Sie können nicht wissen, was diese Schatten wirft. Es ist so, dass hinter der Mauer an die sie gefesselt sind, Gegenstände vorüber getragen werden. Das Licht eines Feuers bildet diese Gegenstände undeutlich als Schatten auf der einzigen Wand ab, die die Menschen sehen können. 

Die Menschen aber glauben, dass das, was sie in diesen Schatten zu erkennen glauben, der tatsächlichen Welt entsprecht. Da das ihre einzige Erkenntnis ist, glauben sie, dass aus diesen vagen Trugbildern die Wahrheit herauszulesen ist. Das ist alle Erkenntnis, die sie haben. Sie streben danach, sie zu behalten und zur Not würden sie ihre „Wahrheit“ auch verteidigen.

Dann passiert einmal, dass bei einem dieser Höhlenbewohner die Fesseln sich lockern und er sich bewegen kann. In den meisten Fällen, in denen so etwas vorkommt erschreckt der Mensch und erstarrt am Fleck, angstvoll bleibt er unbewegt sitzen, so als sässen die Fesseln noch fest. Aber manchmal, bei einem von Vielen, erwacht mit der Freiheit der „entfesselten“ Glieder, die Frage, ob es nicht doch noch etwas anderes gäbe als Fesseln, Dunkelheit und Schatten.

Dieser Eine macht sich dann auf den langen Weg durch diese Unterwelt. Er klettert den steilen Stollen empor. Es ist kein leichter Weg. Zuletzt tritt er aus der Höhle hinaus in die Welt. Zunächst ist er geblendet von dem strahlenden Licht der Sonne. Aber bald kann er im Licht der Welt die Dinge selbst erfahren. 

Als er dann, nach einer Zeit der Freude und des Genusses, an seine in der Höhle weiter im Dunkel verkümmernden Mitmenschen denkt, empfindet er tiefes Mitleid für die Gefesselten und fasst den Entschluss wieder hinabzusteigen und die „frohe Botschaft“ von einer Welt voller Licht und Freiheit zu überbringen.

Als er wieder in der Tiefe angekommen ist, bereiten die Gefesselten ihm keineswegs einen großen Empfang.

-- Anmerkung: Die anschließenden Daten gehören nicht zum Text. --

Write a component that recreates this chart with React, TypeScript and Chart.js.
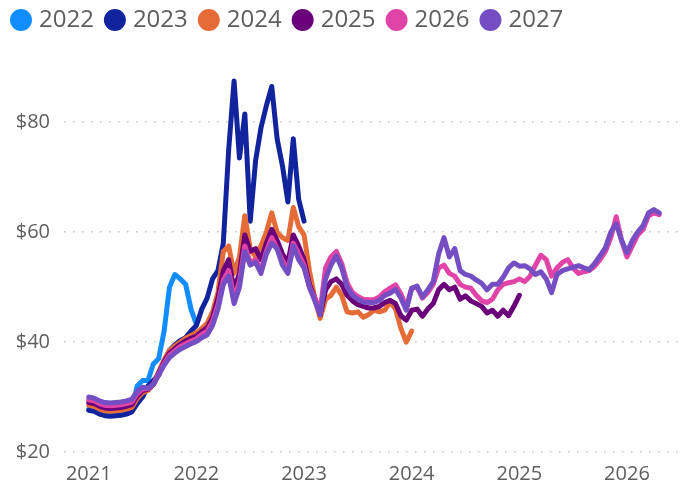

Im Gegenteil: die „Schatten-Gläubigen“ weisen ihn als Lügner und Volksverführer, als Feind ihrer einzigen, wahren Welt und als Verschwörer zurück, der sie in seinen Wahnsinn hineinreissen will. Die Höhlenbewohner sind sicher, falls es tatsächlich so etwas wie eine Sonne gäbe, hätte sie ihn wohl mit ihrem Schein verrückt gemacht. Sie seien aber bei Verstand und liessen sich von seinen verrückten Reden nicht täuschen. Zuletzt ist er froh, dass sie gefesselt sind, denn sonst hätten sie sich wirklich auf ihn gestürzt und ihn zerrissen.

Unsere Zeit lehrt uns, dass sich die Mehrzahl der Menschen in den letzten zweieinhalb tausend Jahren noch nicht aus der Höhle heraus bewegt haben. Sie ahnen nicht einmal, dass es eine Alternative zu ihrer "Hölle" gibt.

Aber es finden sich auch heute einige, wenige Menschen, gemessen an der großen Zahl der Höhlenbewohner, die sich auf den Weg gemacht haben.

Bei Platon führte der Weg aus der Welt der Schatten heraus in das Reich der Ideen, in die Spähre des Göttlichen. Die Sonne selbst verkörperte für ihn die Idee des „Guten“, die zu erfassen das höchste Ziel des Menschen sei.